I will admit that its out of jealously for my main repudiation, it's the ascendancy of some over others and the unfair representation and judgemental atmosphere the course creates. I'm currently studying history, economics and politics; I choose not to take the music course. Here is my confession; there is some strong hateful passion inside of me which fears being judged by a cruel and uncompromising world. The folk degree to me, someone who has never really engaged with other young folkies because there are none here (there all doing the degree lol) sees it as something only available to those who have connections. I probably have to much anger, probably responsive to exterior forces and being a hormonal young man., I have never had no one to direct me in my experience of the music world, my fathers Irish and that's the reason why I got into folk from listening to his Dubliners/ pogues records but other than that influence, I started going to clubs on my own when I was 15. The first encounter I had with another folkie was over the Internet, and he told me there were these alien things called "folk clubs". I was not raised with the tradition and thus I feel that's why I am more appreciative towards the underdog society and social benefits I find in folk music, not, the commercial bolox and fashion accessories music in general often portrays.
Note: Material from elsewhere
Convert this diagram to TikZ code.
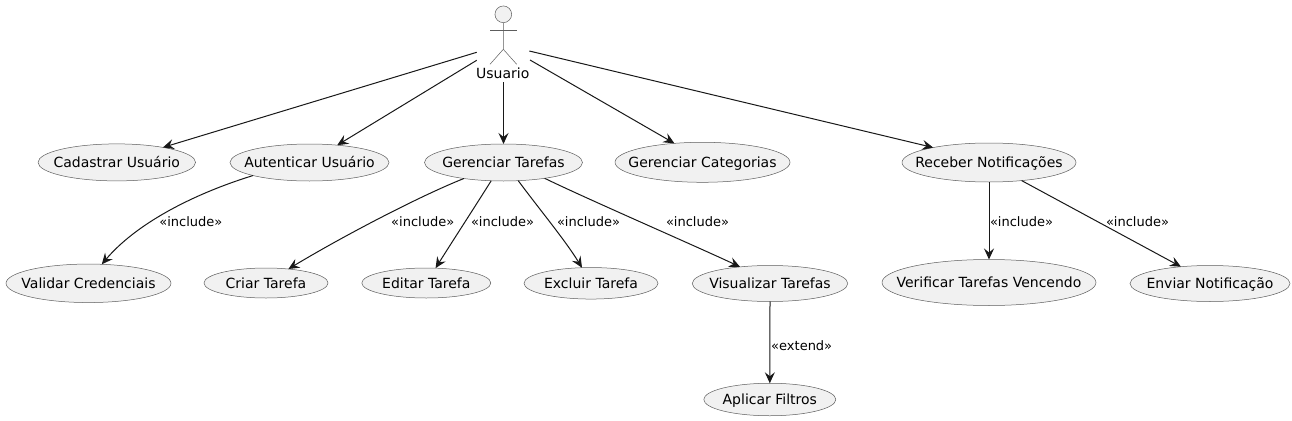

I have witnessed some people on the degree who have been booked to do gigs at clubs and out of sheer ignorance and egotism chose to drink their beers and smoke their cigarettes outside the venue (in the street) while the floor singers did their bit. 99% of the time i relish in listening to anyone of any ability because I like to look deeper than the sound and look at the entire presentation, what mental images ramify into the singers head and whether the songs of love they sing are reminiscent of some foreign girl on a summers day, or whether the song they sing is a dream they hold dear to their heart. The music expresses both elation and an intense pain which I feel some my own generation want to and seem ignorant off.


Ill admit I have a narrow view I only have a Selection of evidence and knowledge.

I am an egotistical narcissist like the rest of them and I to want to make it on the folk circuit, but there's something inside of me that cares little for joining the inner circle of musicians. I heard some new band advertise that they were doing a gig with "folk royalty" Eliza carthy, now the band (which shall be nameless) is an amazing band but to describe folk singers as "royalty" to me seems like a paradox of folk music. I am not criticising the carthy's but it's the idolatry that has creeped its way into folk music which I reject.

I will explicitly express my main disillusionment, it is the prospect of having to brown nose someone else to make it anywhere, I just have some innocent youthfulness that refuses to be a demagogue in music. I want to entertain, to love, to listen to everyday and feel a mutual catharsis that is experienced by all and not the select few.

These thoughts are typical of some youthful brat like me, I probably appear to be some ignorant communist with delusions of grandeur, I most probably am, but I posses an immense amount of fear and hatred of some aspects of society( we all do), my initial post undermined itself with its limited discussion and I am sorry to those who may have not got the jist of what I was trying to say.


Its all futile anyway, I am a naïve revolutionary who will never be content with the dictates of society, this is probably all to philosophical for some stupid discussion over the folk degree but its just one aspect of folk music which is, well I cant quite find the words, but is, for want for a better word, wrong.

I have no objection the study of music in general, but the two words "folk" "degree", they sound to me like the two words, "banjos" and "fun", lol sorry for the pun I am a banjo player myself.